A post mortem was conducted and there was no indication of murder, Samia’s relative who lives in Bradford said.
The police said there was no visible injuries or signs of violence on the body, Mohammed Aqeel Abbas who is investigating the case said.
The “samples from the body” has been sent for forensic examination, Abbas said.
Labour MP Naz Shah who represents Bradford has written to Pakistan prime minister Nawaz Sharif seeking his intervention to ascertain the circumstances of the British national’s death.
“From my years of experience around women’s rights and work I have done around “honour crime”, this case does fit that classic picture and circumstances of “honour killing”, Shah said in her letter.
She also demanded that the body be exhumed and an independent autopsy be conducted.
“This idea that you can take your daughter to Pakistan and kill her as you can literally get away with it must be eradicated. There is no honour in killing. It is an evil which we must rid our communities of,” Shah said in her letter to the Sharif.

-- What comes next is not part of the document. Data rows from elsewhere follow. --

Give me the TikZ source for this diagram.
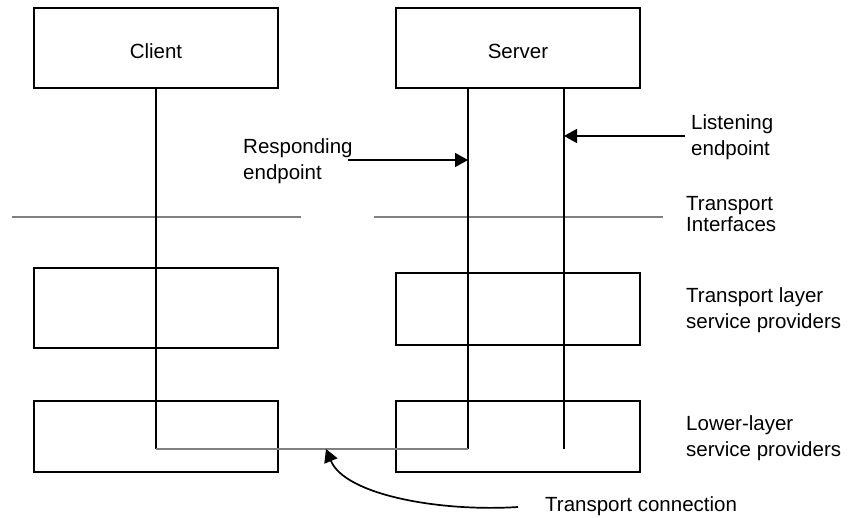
\documentclass[tikz,border=0pt]{standalone}
\usepackage{fontspec}
\setmainfont{Liberation Sans}
\usetikzlibrary{arrows.meta}
\begin{document}
\begin{tikzpicture}[x=1pt,y=-1pt,
  every node/.style={font=\fontsize{20.5}{26}\selectfont},
  box/.style={draw=black,line width=1.7pt,minimum width=244pt,inner sep=0pt,text height=21.4pt,text depth=0pt},
  lbl/.style={align=left,anchor=west,inner sep=0pt},
  blk/.style={draw=black,line width=1.7pt},
  gry/.style={draw=black!50,line width=1.3pt},
  arr/.style={blk,-{Triangle[length=13pt,width=14pt]}}]
\useasboundingbox (0,0) rectangle (861,518);
% boxes
\node[box,minimum height=80pt] (client) at (156,48.3) {Client};
\node[box,minimum height=80pt] (server) at (518,48.3) {Server};
\node[box,minimum height=80pt] (tlc) at (156,308) {};
\node[box,minimum height=72pt] (tls) at (518,309) {};
\node[box,minimum height=71pt] (llc) at (156,436.5) {};
\node[box,minimum height=71pt] (lls) at (518,436.5) {};
% coordinates
\coordinate (s1top) at (468,88.3);
\coordinate (s2top) at (564,88.3);
\coordinate (cbot) at (156,449);
\coordinate (s1bot) at (468,449);
\coordinate (s2bot) at (564,449);
% transport interface lines
\draw[gry] (12,217) -- (301,217);
\draw[gry] (374,217) -- (663,217);
% endpoint lines
\draw[blk] (client.south) -- (cbot);
\draw[blk] (s1top) -- (s1bot);
\draw[blk] (s2top) -- (s2bot);
\draw[gry] (cbot) -- (s1bot);
% labels
\node[lbl] (resp) at (243,161) {Responding\\endpoint};
\node[lbl] (listen) at (691,137) {Listening\\endpoint};
\node[lbl,font=\fontsize{20.5}{21}\selectfont] (ti) at (686,214.2) {Transport\\Interfaces};
\node[lbl] (tlsp) at (686,309.8) {Transport layer\\service providers};
\node[lbl] (llsp) at (686,437.8) {Lower-layer\\service providers};
\node[inner sep=0pt,anchor=base west] (tc) at (545,511.7) {Transport connection};
% arrows
\coordinate (respfrom) at (348,160);
\coordinate (respto) at (468,160);
\coordinate (listfrom) at (685,136);
\coordinate (listto) at (564,136);
\coordinate (tcfrom) at (518,507);
\coordinate (tcto) at (326,449);
\draw[arr] (respfrom) -- (respto);
\draw[arr] (listfrom) -- (listto);
\draw[arr] (tcfrom) .. controls (440,512) and (345,495) .. (tcto);
\end{tikzpicture}
\end{document}
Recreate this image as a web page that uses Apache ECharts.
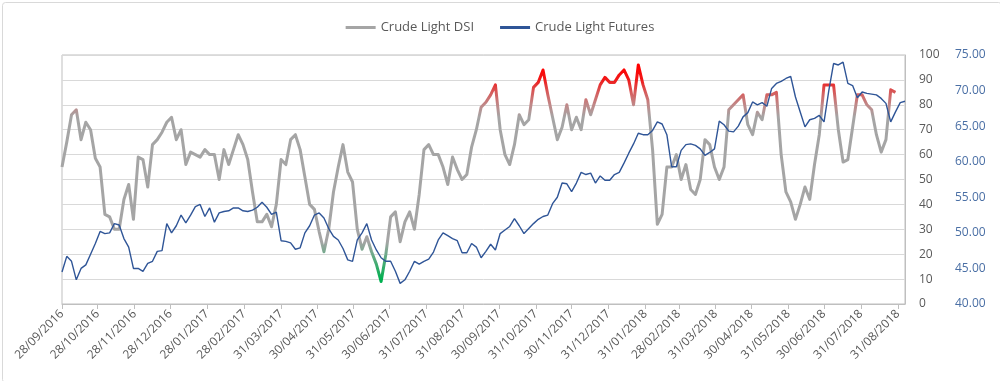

The alleged “honour killing” comes barely ten days after the slaying of Pakistani social media star Qandeel Baloch. The 25-year-old was strangled by her brother at her ancestral home on the outskirts of the central city of Multan.
The shock and international attention helped build political consensus for a proposed legislation against the provision of family members pardoning the perpetrators of “honour killing”. The Bill which was approved by a parliamentary panel on Thursday will be presented for debate in the parliament and is likely to be voted next month.
Over a 1,000 women are killed every year in the name of “family honour” in Pakistan.
Most of these are in response to the women choosing a spouse of her own or eloping with her loved one.